Let $$c$$ be the leading coefficient of $$b$$, so that $$c^{-1}b$$ is monic. Now we can use the previous result to divide $$a$$ by $$c^{-1}b$$, which tells us that there are $$q$$ and $$r$$ such that $$a = c^{-1}bq + r$$, with either $$\deg(r) < \deg(b)$$ or $$r = 0$$. With a small shift in perspective we can now say that we have divided $$a$$ by $$b$$, by considering the quotient to be $$c^{-1}q$$.

So the final form of our polynomial division theorem is as follows.

Let $$F$$ be a field, and let $$a, b \in F[x]$$, with $$b \neq 0$$. Then, there exists $$q, r \in F[x]$$ such that $$a = qb + r$$, and either $$\deg(r) < \deg(b)$$, or $$r = 0$$.
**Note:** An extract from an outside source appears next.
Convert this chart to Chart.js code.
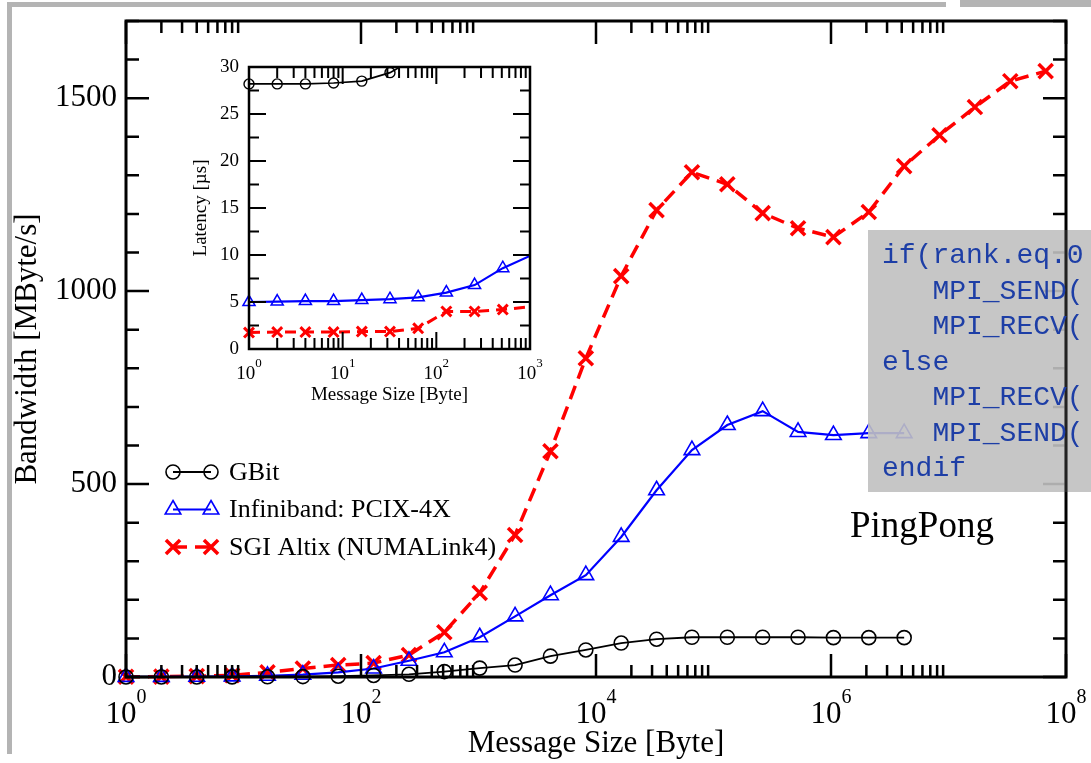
<!DOCTYPE html>
<html lang="en">
<head>
<meta charset="UTF-8">
<title>PingPong</title>
<style>
  body { margin: 0; background: #fff; }
  #wrap { position: relative; width: 1091px; height: 763px; overflow: hidden; }
  #main { position: absolute; left: 0; top: 0; }
  #inset { position: absolute; left: 180px; top: 50px; background: #fff; }
</style>
<script src="https://cdn.jsdelivr.net/npm/chart.js"></script>
</head>
<body>
<div id="wrap">
  <canvas id="main" width="1091" height="763"></canvas>
  <canvas id="inset" width="370" height="360"></canvas>
</div>
<script>
// message sizes [Byte]
const sizes = [1, 2, 4, 8, 16, 32, 64, 128, 256, 512, 1024, 2048, 4096, 8192, 16384, 32768,
  65536, 131072, 262144, 524288, 1048576, 2097152, 4194304, 8388608, 16777216, 33554432, 67108864];

// bandwidth [MByte/s]
const gbitBw = [0.04, 0.07, 0.14, 0.28, 0.6, 1.1, 2, 4, 7, 14, 23, 31, 54, 70, 88, 98,
  103, 103, 103, 103, 102, 102, 102];
const ibBw = [0.2, 0.4, 0.8, 1.6, 3.1, 6, 12, 22, 42, 64, 103, 157, 212, 264, 363, 484,
  588, 653, 689, 635, 627, 632, 632];
const sgiBw = [0.6, 1.1, 2.2, 4.4, 12, 22, 31, 36, 57, 116, 218, 368, 585, 826, 1039, 1210,
  1308, 1277, 1202, 1163, 1140, 1205, 1324, 1404, 1477, 1544, 1570];

// latency [us] (inset)
const latSizes = [1, 2, 4, 8, 16, 32, 64, 128, 256, 512, 1024];
const gbitLat = [28.2, 28.2, 28.2, 28.3, 28.5, 29.4, 31.1, 33];
const ibLat = [5.0, 5.05, 5.1, 5.1, 5.2, 5.3, 5.5, 6.0, 6.8, 8.6, 9.95];
const sgiLat = [1.75, 1.8, 1.8, 1.8, 1.85, 1.85, 2.2, 4.0, 4.0, 4.2, 4.5];

const seriesNames = ['GBit', 'Infiniband: PCIX-4X', 'SGI Altix (NUMALink4)'];
const bwExps = [0, 2, 4, 6, 8];      // labelled x ticks, main
const bwMinorDecades = [0, 2, 4, 6];
const latExps = [0, 1, 2, 3];        // labelled x ticks, inset
const latMinorDecades = [0, 1, 2];
const codeLines = ['if(rank.eq.0', '   MPI_SEND(', '   MPI_RECV(', 'else', '   MPI_RECV(', '   MPI_SEND(', 'endif'];

const SERIF = '"Liberation Serif", "Times New Roman", serif';
const MONO = '"Liberation Mono", "Courier New", monospace';
Chart.defaults.color = '#000';
Chart.defaults.font.family = SERIF;

function points(xs, ys) {
  return ys.map((v, i) => ({ x: xs[i], y: v }));
}

function logTicks(majorExps, minorDecades) {
  const list = [];
  for (const e of majorExps) list.push({ v: Math.pow(10, e), major: true });
  for (const e of minorDecades) {
    for (let m = 2; m <= 9; m++) list.push({ v: m * Math.pow(10, e), major: false });
  }
  return list;
}

// inward ticks on all sides, frame and 10^n labels
function frameAndTicks(chart, o) {
  const { ctx, chartArea: a, scales: { x, y } } = chart;
  ctx.save();
  ctx.strokeStyle = '#000';
  ctx.lineWidth = o.tickWidth;
  ctx.beginPath();
  for (const t of o.xTicks) {
    const px = x.getPixelForValue(t.v);
    const len = t.major ? o.major : o.minorX;
    ctx.moveTo(px, a.bottom); ctx.lineTo(px, a.bottom - len);
    ctx.moveTo(px, a.top); ctx.lineTo(px, a.top + len);
  }
  for (const t of y.ticks) {
    const py = y.getPixelForValue(t.value);
    const len = t.value % o.yMajorStep === 0 ? o.major : o.minorY;
    ctx.moveTo(a.left, py); ctx.lineTo(a.left + len, py);
    ctx.moveTo(a.right, py); ctx.lineTo(a.right - len, py);
  }
  ctx.stroke();
  ctx.lineWidth = o.frameWidth;
  ctx.strokeRect(a.left, a.top, a.width, a.height);

  ctx.fillStyle = '#000';
  ctx.textAlign = 'left';
  ctx.textBaseline = 'alphabetic';
  for (const e of o.labelExps) {
    const px = x.getPixelForValue(Math.pow(10, e));
    ctx.font = o.labelSize + 'px ' + SERIF;
    const w1 = ctx.measureText('10').width;
    ctx.font = o.supSize + 'px ' + SERIF;
    const w2 = ctx.measureText(String(e)).width;
    const x0 = px - (w1 + w2) / 2;
    ctx.font = o.labelSize + 'px ' + SERIF;
    ctx.fillText('10', x0, a.bottom + o.labelDrop);
    ctx.font = o.supSize + 'px ' + SERIF;
    ctx.fillText(String(e), x0 + w1, a.bottom + o.labelDrop - o.supRise);
  }
  ctx.restore();
}

function drawLegend(chart) {
  const { ctx, chartArea: a } = chart;
  const x1 = a.left + 47, x2 = a.left + 85, tx = a.left + 103;
  chart.data.datasets.forEach((ds, i) => {
    const yy = a.top + 451 + i * 37.5;
    ctx.save();
    ctx.strokeStyle = ds.borderColor;
    ctx.lineWidth = ds.borderWidth;
    ctx.setLineDash(ds.borderDash || []);
    ctx.beginPath();
    ctx.moveTo(x1, yy); ctx.lineTo(x2, yy);
    ctx.stroke();
    ctx.setLineDash([]);
    ctx.lineWidth = ds.pointBorderWidth;
    ctx.fillStyle = 'rgba(0,0,0,0)';
    const opts = { pointStyle: ds.pointStyle, radius: ds.pointRadius, rotation: 0, borderWidth: ds.pointBorderWidth };
    Chart.helpers.drawPoint(ctx, opts, x1, yy);
    Chart.helpers.drawPoint(ctx, opts, x2, yy);
    ctx.fillStyle = '#000';
    ctx.font = '26px ' + SERIF;
    ctx.textAlign = 'left';
    ctx.textBaseline = 'middle';
    ctx.fillText(ds.label, tx, yy + 1);
    ctx.restore();
  });
}

const mainDeco = {
  id: 'mainDeco',
  beforeDraw(chart) {
    const ctx = chart.ctx;
    ctx.save();
    ctx.fillStyle = '#b4b4b4';
    ctx.fillRect(8, 2, 938, 5);
    ctx.fillRect(960, 0, 131, 7);
    ctx.fillRect(7, 2, 5, 752);
    ctx.restore();
  },
  afterDatasetsDraw(chart) {
    frameAndTicks(chart, {
      xTicks: logTicks(bwExps, bwMinorDecades), yMajorStep: 500,
      major: 23, minorX: 12, minorY: 13, tickWidth: 2.5, frameWidth: 3,
      labelExps: bwExps, labelSize: 31, supSize: 20, labelDrop: 46, supRise: 20
    });
    drawLegend(chart);
    const { ctx } = chart;
    ctx.save();
    ctx.fillStyle = '#000';
    ctx.font = '37px ' + SERIF;
    ctx.textAlign = 'left';
    ctx.textBaseline = 'alphabetic';
    ctx.fillText('PingPong', 850, 537);
    ctx.restore();
  },
  afterDraw(chart) {
    const { ctx, chartArea: a } = chart;
    ctx.save();
    ctx.fillStyle = 'rgba(192,192,192,0.9)';
    ctx.fillRect(868, 230, chart.width - 868, 262);
    ctx.strokeStyle = '#222';
    ctx.lineWidth = 3;
    ctx.beginPath();
    ctx.moveTo(a.right, 230); ctx.lineTo(a.right, 492);
    ctx.stroke();
    ctx.fillStyle = '#1d3ea6';
    ctx.font = '28px ' + MONO;
    ctx.textAlign = 'left';
    ctx.textBaseline = 'alphabetic';
    codeLines.forEach((s, i) => ctx.fillText(s, 882, 263 + i * 35.5));
    ctx.restore();
  }
};

const insetDeco = {
  id: 'insetDeco',
  afterDatasetsDraw(chart) {
    frameAndTicks(chart, {
      xTicks: logTicks(latExps, latMinorDecades), yMajorStep: 5,
      major: 17, minorX: 11, minorY: 10, tickWidth: 2, frameWidth: 2.5,
      labelExps: latExps, labelSize: 19, supSize: 13, labelDrop: 30, supRise: 12
    });
  }
};

function noPad(s) {
  s.paddingTop = 0; s.paddingBottom = 0; s.paddingLeft = 0; s.paddingRight = 0;
}

new Chart(document.getElementById('main'), {
  type: 'line',
  data: {
    datasets: [
      {
        label: seriesNames[0], data: points(sizes, gbitBw),
        borderColor: '#000000', borderWidth: 1.8, backgroundColor: 'rgba(0,0,0,0)',
        pointStyle: 'circle', pointRadius: 7, pointBorderWidth: 1.6,
        pointBackgroundColor: 'rgba(0,0,0,0)', pointBorderColor: '#000000', clip: false
      },
      {
        label: seriesNames[1], data: points(sizes, ibBw),
        borderColor: '#0000ff', borderWidth: 2.2, backgroundColor: 'rgba(0,0,0,0)',
        pointStyle: 'triangle', pointRadius: 9, pointBorderWidth: 1.6,
        pointBackgroundColor: 'rgba(0,0,0,0)', pointBorderColor: '#0000ff', clip: false
      },
      {
        label: seriesNames[2], data: points(sizes, sgiBw),
        borderColor: '#ff0000', borderWidth: 3.5, borderDash: [14, 8], backgroundColor: 'rgba(0,0,0,0)',
        pointStyle: 'crossRot', pointRadius: 10, pointBorderWidth: 3.5,
        pointBackgroundColor: 'rgba(0,0,0,0)', pointBorderColor: '#ff0000', clip: false
      }
    ]
  },
  options: {
    responsive: false,
    animation: false,
    devicePixelRatio: 1,
    layout: { padding: { left: 0, top: 21, right: 25, bottom: 0 } },
    plugins: { legend: { display: false }, tooltip: { enabled: false } },
    scales: {
      x: {
        type: 'logarithmic', min: 1, max: 1e8,
        grid: { display: false, drawTicks: false }, border: { display: false },
        ticks: { display: false },
        title: { display: true, text: 'Message Size [Byte]', font: { size: 31, family: SERIF }, padding: { top: 0, bottom: 1 } },
        afterFit(s) { s.height = 86; noPad(s); }
      },
      y: {
        min: 0, max: 1700,
        grid: { display: false, drawTicks: false }, border: { display: false },
        ticks: {
          stepSize: 100, autoSkip: false, padding: 9, font: { size: 31, family: SERIF },
          callback: v => (v % 500 === 0 ? String(v) : '')
        },
        title: { display: true, text: 'Bandwidth [MByte/s]', font: { size: 31, family: SERIF }, padding: { top: 9, bottom: 0 } },
        afterFit(s) { s.width = 126; noPad(s); }
      }
    }
  },
  plugins: [mainDeco]
});

// markers outside the inset axis range are not drawn
const insetRadius = r => c => (c.parsed && (c.parsed.x > 1000 || c.parsed.y > 30)) ? 0 : r;

new Chart(document.getElementById('inset'), {
  type: 'line',
  data: {
    datasets: [
      {
        label: seriesNames[0], data: points(latSizes, gbitLat),
        borderColor: '#000000', borderWidth: 1.6, backgroundColor: 'rgba(0,0,0,0)',
        pointStyle: 'circle', pointRadius: insetRadius(5), pointBorderWidth: 1.4,
        pointBackgroundColor: 'rgba(0,0,0,0)', pointBorderColor: '#000000',
        clip: { left: 10, top: 0, right: 0, bottom: 10 }
      },
      {
        label: seriesNames[1], data: points(latSizes, ibLat),
        borderColor: '#0000ff', borderWidth: 2.2, backgroundColor: 'rgba(0,0,0,0)',
        pointStyle: 'triangle', pointRadius: insetRadius(7), pointBorderWidth: 1.5,
        pointBackgroundColor: 'rgba(0,0,0,0)', pointBorderColor: '#0000ff',
        clip: { left: 10, top: 0, right: 0, bottom: 10 }
      },
      {
        label: seriesNames[2], data: points(latSizes, sgiLat),
        borderColor: '#ff0000', borderWidth: 3, borderDash: [11, 7], backgroundColor: 'rgba(0,0,0,0)',
        pointStyle: 'crossRot', pointRadius: insetRadius(7), pointBorderWidth: 3,
        pointBackgroundColor: 'rgba(0,0,0,0)', pointBorderColor: '#ff0000',
        clip: { left: 10, top: 0, right: 0, bottom: 10 }
      }
    ]
  },
  options: {
    responsive: false,
    animation: false,
    devicePixelRatio: 1,
    layout: { padding: { left: 0, top: 17, right: 20, bottom: 0 } },
    plugins: { legend: { display: false }, tooltip: { enabled: false } },
    scales: {
      x: {
        type: 'logarithmic', min: 1, max: 1000,
        grid: { display: false, drawTicks: false }, border: { display: false },
        ticks: { display: false },
        title: { display: true, text: 'Message Size [Byte]', font: { size: 19, family: SERIF }, padding: { top: 0, bottom: 4 } },
        afterFit(s) { s.height = 61; noPad(s); }
      },
      y: {
        min: 0, max: 30,
        grid: { display: false, drawTicks: false }, border: { display: false },
        ticks: {
          stepSize: 2.5, autoSkip: false, padding: 10, font: { size: 19, family: SERIF },
          callback: v => (v % 5 === 0 ? String(v) : '')
        },
        title: { display: true, text: 'Latency [\u00b5s]', font: { size: 19, family: SERIF }, padding: { top: 10, bottom: 0 } },
        afterFit(s) { s.width = 69; noPad(s); }
      }
    }
  },
  plugins: [insetDeco]
});
</script>
</body>
</html>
The important thing to notice is that this theorem bears a strong resemblance to the theorem regarding integer division which we saw in the previous chapter. So now we might ask: is there a generalisation which can unify these two concepts? The answer is of course yes: it’s called a euclidean ring.